Bien au contraire. Pour dissuader de ce mode de voyage favorisant le surtourisme, des villes prennent des mesures. En 2024, Venise a instauré un ticket d’entrée de cinq euros les jours de forte affluence aux visiteurs d’un jour. Une mesure symbolique, mais révélatrice de la pression croissante que fait peser ce type de tourisme rapide sur les infrastructures locales et sur l’environnement. Pour l’administrateur et porte-parole de l’Union professionnelle des agences de voyage (Upav) Jean-François Defour, l’«extreme day tripping» est à contre-courant de toutes les préoccupations écologiques: «Bien que nous soyons commerçants, nous n’encourageons pas du tout ce genre de vacances qui, en termes de durabilité, est un non-sens complet. Il vaut mieux partir moins souvent et plus longtemps». Alors que l’Union européenne souhaite atteindre la neutralité climatique d’ici à 2050; un objectif fixé dans la loi européenne sur le climat, le transport aérien représente actuellement 2% des émissions mondiales de gaz à effet de serre. Et le nombre de passagers et de passagères au départ des aéroports belges a doublé en 20 ans.

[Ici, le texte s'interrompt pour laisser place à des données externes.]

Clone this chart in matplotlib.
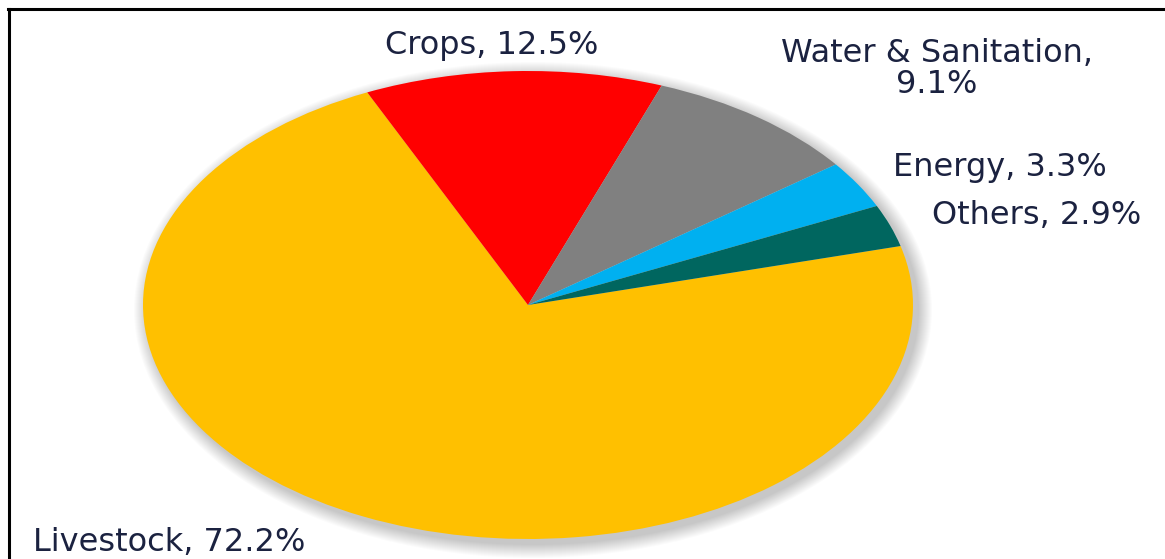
import matplotlib
matplotlib.use("Agg")
import matplotlib.pyplot as plt
from matplotlib.patches import Ellipse
from matplotlib.lines import Line2D

# Water use shares by sector
categories = ["Livestock", "Crops", "Water & Sanitation", "Energy", "Others"]
shares = [72.2, 12.5, 9.1, 3.3, 2.9]
colors = ["#FFC000", "#FF0000", "#808080", "#00B0F0", "#00665F"]

W, H = 1165, 559
fig = plt.figure(figsize=(W / 100, H / 100), dpi=100)
fig.patch.set_facecolor("white")

# Pie centre and radii in pixels (the pie is drawn as an ellipse)
cx, cy = 528, 305
rx, ry = 385, 234

ax = fig.add_axes([0, 0, 1, 1])

# Soft drop shadow under the pie, offset towards the lower right
for k in range(14, 0, -1):
    e = Ellipse((5 / rx, -5 / ry), 2 * (rx + k) / rx, 2 * (ry + k) / ry,
                facecolor="#000000", edgecolor="none", alpha=0.016, zorder=1)
    ax.add_patch(e)

wedges, _ = ax.pie(shares, colors=colors, startangle=14.6, counterclock=False,
                   radius=1.0, center=(0, 0), frame=True,
                   wedgeprops=dict(edgecolor="none", linewidth=0, zorder=2))
ax.set_xlim(-cx / rx, (W - cx) / rx)
ax.set_ylim(-(H - cy) / ry, cy / ry)
ax.set_aspect("auto")
ax.axis("off")

# Data labels, positioned in pixel coordinates (x centre, baseline y)
label_font = dict(family=["DejaVu Sans"], fontsize=23, color="#1B2240")
labels = [
    ("Crops, 12.5%", 492, 54),
    ("Water & Sanitation,", 937, 62),
    ("9.1%", 937, 93),
    ("Energy, 3.3%", 1000, 176),
    ("Others, 2.9%", 1037, 224),
    ("Livestock, 72.2%", 169, 551),
]
for txt, x, y in labels:
    fig.text(x / W, 1 - y / H, txt, ha="center", va="baseline", **label_font)

# Chart border (left and top edges)
fig.add_artist(Line2D([8.5 / W, 8.5 / W], [0, 1 - 8.5 / H], color="black",
                      linewidth=2.2, transform=fig.transFigure))
fig.add_artist(Line2D([7.5 / W, 1], [1 - 8.5 / H, 1 - 8.5 / H], color="black",
                      linewidth=2.2, transform=fig.transFigure))

fig.savefig("out.png", dpi=100, facecolor="white")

Tourisme ou excursionnisme?
La classification même de tourisme de la pratique peut être remise en question. Selon la définition du terme «touriste» du glossaire de l’ONU Tourisme, «un visiteur (interne, d’entrée ou à l’étranger) est classé comme touriste (ou visiteur qui passe la nuit) si son voyage comprend un séjour d’une nuit ou, dans le cas contraire, comme visiteur de la journée (ou excursionniste)».

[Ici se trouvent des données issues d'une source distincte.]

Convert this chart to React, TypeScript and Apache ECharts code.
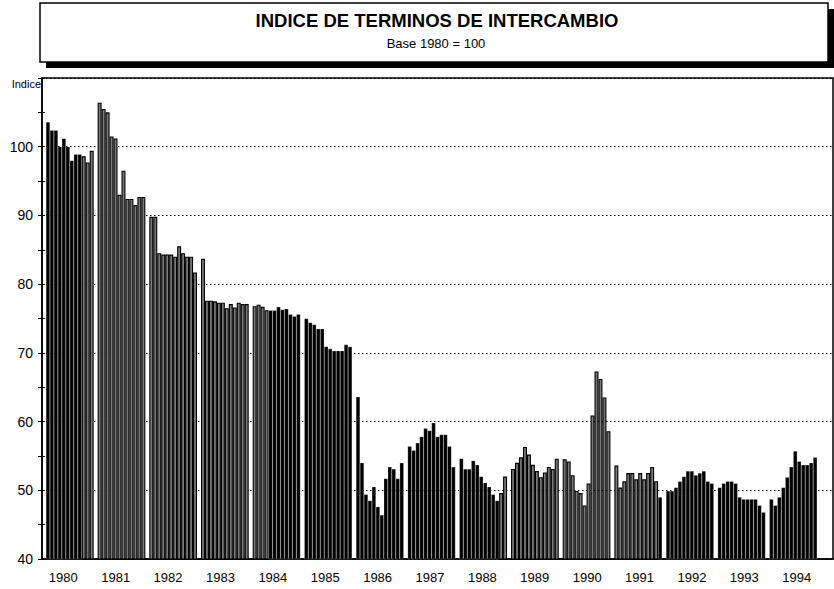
import React, { useEffect, useRef } from 'react';
import * as echarts from 'echarts';

const years = ['1980', '1981', '1982', '1983', '1984', '1985', '1986', '1987', '1988', '1989', '1990', '1991', '1992', '1993', '1994'];

const v1980 = [103.6, 102.4, 102.4, 100.0, 101.2, 100.0, 98.0, 98.9, 98.9, 98.6, 97.7, 99.4];
const v1981 = [106.4, 105.5, 105.0, 101.5, 101.2, 93.0, 96.5, 92.4, 92.4, 91.5, 92.7, 92.7];
const v1982 = [89.8, 89.8, 84.5, 84.3, 84.3, 84.3, 84.0, 85.5, 84.5, 84.0, 84.0, 81.7];
const v1983 = [83.7, 77.6, 77.6, 77.5, 77.3, 77.3, 76.5, 77.1, 76.6, 77.3, 77.1, 77.1];
const v1984 = [76.8, 77.0, 76.7, 76.2, 76.2, 76.2, 76.7, 76.3, 76.4, 75.6, 75.3, 75.6];
const v1985 = [75.0, 74.4, 74.1, 73.5, 73.5, 70.9, 70.6, 70.3, 70.3, 70.3, 71.2, 70.9];
const v1986 = [63.6, 54.0, 49.4, 48.5, 50.5, 47.6, 46.4, 51.7, 53.4, 53.1, 51.7, 54.0];
const v1987 = [56.4, 55.8, 56.9, 57.8, 59.0, 58.7, 59.8, 57.8, 58.1, 58.1, 56.4, 53.4];
const v1988 = [54.6, 53.1, 53.1, 54.3, 53.7, 52.0, 51.1, 50.5, 49.4, 48.5, 49.6, 52.0];
const v1989 = [53.1, 54.0, 54.8, 56.3, 55.2, 53.7, 52.8, 51.9, 52.6, 53.4, 53.1, 54.6];
const v1990 = [54.5, 54.2, 52.2, 49.9, 49.6, 47.8, 51.0, 60.9, 67.3, 66.2, 63.5, 58.6];
const v1991 = [53.6, 50.4, 51.3, 52.5, 52.5, 51.6, 52.5, 51.6, 52.5, 53.4, 51.3, 49.0];
const v1992 = [49.9, 49.9, 50.4, 51.3, 52.0, 52.8, 52.8, 52.2, 52.5, 52.8, 51.3, 51.0];
const v1993 = [50.4, 51.0, 51.3, 51.3, 51.0, 49.0, 48.7, 48.7, 48.7, 48.7, 47.8, 46.8];
const v1994 = [48.7, 47.8, 49.0, 50.4, 51.9, 53.4, 55.7, 54.2, 53.7, 53.7, 54.0, 54.8];

const yearValues = [v1980, v1981, v1982, v1983, v1984, v1985, v1986, v1987, v1988, v1989, v1990, v1991, v1992, v1993, v1994];

const FONT = '"Liberation Sans", Arial, sans-serif';

// which bars render with visible grey fill (as in the reference print)
function isLight(yi: number, m: number): boolean {
  if (yi === 0) return m >= 9;
  if (yi >= 1 && yi <= 3) return true;
  if (yi === 4) return m <= 3;
  if (yi === 8) return m >= 10;
  if (yi === 9 || yi === 10) return true;
  if (yi === 11) return m <= 10;
  return false;
}

export default function App() {
  const ref = useRef<HTMLDivElement>(null);
  useEffect(() => {
    const chart = echarts.init(ref.current as HTMLDivElement, null, { renderer: 'svg' });
    const cats: string[] = [];
    const data: any[] = [];
    cats.push('lead');
    data.push(null);
    years.forEach((yr, yi) => {
      yearValues[yi].forEach((v, m) => {
        cats.push(yr + '-' + (m + 1));
        const light = isLight(yi, m);
        data.push({
          value: v,
          itemStyle: light
            ? { color: '#7a7a7a', borderColor: '#000', borderWidth: 1.1 }
            : { color: '#000', borderColor: 'rgba(255,255,255,0.55)', borderWidth: 0.35 },
        });
      });
      cats.push(yr + '-gap');
      data.push(null);
    });
    for (let i = 0; i < 3; i++) {
      cats.push('trail' + i);
      data.push(null);
    }

    const option: any = {
      animation: false,
      backgroundColor: '#fff',
      grid: [
        { left: 42, right: 1, top: 78, bottom: 30, show: true, borderColor: '#000', borderWidth: 1.5, backgroundColor: 'transparent' },
        { left: 37.1, width: 785.8, top: 78, bottom: 30 },
      ],
      xAxis: [
        {
          type: 'category',
          gridIndex: 0,
          data: cats,
          boundaryGap: true,
          axisLine: { show: true, lineStyle: { color: '#000', width: 1.5 } },
          axisTick: { show: false },
          axisLabel: { show: false },
          splitLine: { show: false },
        },
        {
          type: 'category',
          gridIndex: 1,
          data: years,
          boundaryGap: true,
          axisLine: { show: false },
          axisTick: { show: false },
          axisLabel: { show: true, color: '#000', fontSize: 13, fontFamily: FONT, margin: 12 },
          splitLine: { show: false },
        },
      ],
      yAxis: [
        {
          type: 'value',
          gridIndex: 0,
          min: 40,
          max: 110,
          interval: 10,
          axisLine: { show: true, lineStyle: { color: '#000', width: 1.5 } },
          axisTick: { show: true, length: 4, lineStyle: { color: '#000', width: 1 } },
          minorTick: { show: true, splitNumber: 2, length: 4, lineStyle: { color: '#000', width: 1 } },
          axisLabel: {
            color: '#000',
            fontSize: 14,
            fontFamily: FONT,
            margin: 9,
            formatter: (v: number) => (v === 110 ? '' : String(v)),
          },
          splitLine: { show: true, lineStyle: { color: '#000', width: 1, type: [1.5, 2.5] } },
        },
        {
          type: 'value',
          gridIndex: 0,
          min: 40,
          max: 110,
          interval: 5,
          position: 'left',
          axisLine: { show: false },
          axisTick: { show: true, inside: true, length: 3, lineStyle: { color: '#000', width: 1 } },
          axisLabel: { show: false },
          splitLine: { show: false },
        },
        { type: 'value', gridIndex: 1, show: false, min: 0, max: 1 },
      ],
      series: [
        {
          type: 'bar',
          xAxisIndex: 0,
          yAxisIndex: 0,
          data,
          barCategoryGap: '0%',
          barGap: '0%',
        },
      ],
      graphic: [
        { type: 'rect', shape: { x: 46, y: 9, width: 788, height: 59 }, style: { fill: '#000' }, z: 10 },
        { type: 'rect', shape: { x: 40, y: 3, width: 788, height: 59 }, style: { fill: '#fff', stroke: '#000', lineWidth: 1.5 }, z: 11 },
        {
          type: 'text', x: 437, y: 20, z: 12,
          style: { text: 'INDICE DE TERMINOS DE INTERCAMBIO', fill: '#000', font: 'bold 18.5px ' + FONT, textAlign: 'center', textVerticalAlign: 'middle' },
        },
        {
          type: 'text', x: 436, y: 43, z: 12,
          style: { text: 'Base 1980 = 100', fill: '#000', font: '13px ' + FONT, textAlign: 'center', textVerticalAlign: 'middle' },
        },
        {
          type: 'text', x: 41, y: 84, z: 12,
          style: { text: 'Indice', fill: '#000', font: '11px ' + FONT, textAlign: 'right', textVerticalAlign: 'middle' },
        },
      ],
    };
    chart.setOption(option);
    return () => chart.dispose();
  }, []);
  return <div ref={ref} style={{ position: 'fixed', left: 0, top: 0, width: 834, height: 589 }} />;
}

Pour réduire le trafic, les gouvernements prennent des mesures. Si à l’heure actuelle, la taxe sur les billets d’avion instaurée en 2022 oscille entre 2,40 et 10 euros, à compter de cet été, elle devrait atteindre un minimum de 5 euros par billet en Belgique. «L’époque où l’on pouvait partir au soleil pour le prix d’une pizza est terminée. Le prix des vols low-cost n’est plus aussi intéressant qu’avant, avec des lois qui empêchent désormais ce genre d’absurdités», résume Jean-François Defour. Le porte-parole et administrateur de l’Upav «espère que cette tendance ne se développera pas sur le marché belge». Professeur d’économie du tourisme à l’UNamur, Alain Decrop, se veut rassurant: «L’extreme day tripping n’est pas un phénomène majeur en Belgique où les gens sont sensibles à l’impact environnemental de leurs déplacements».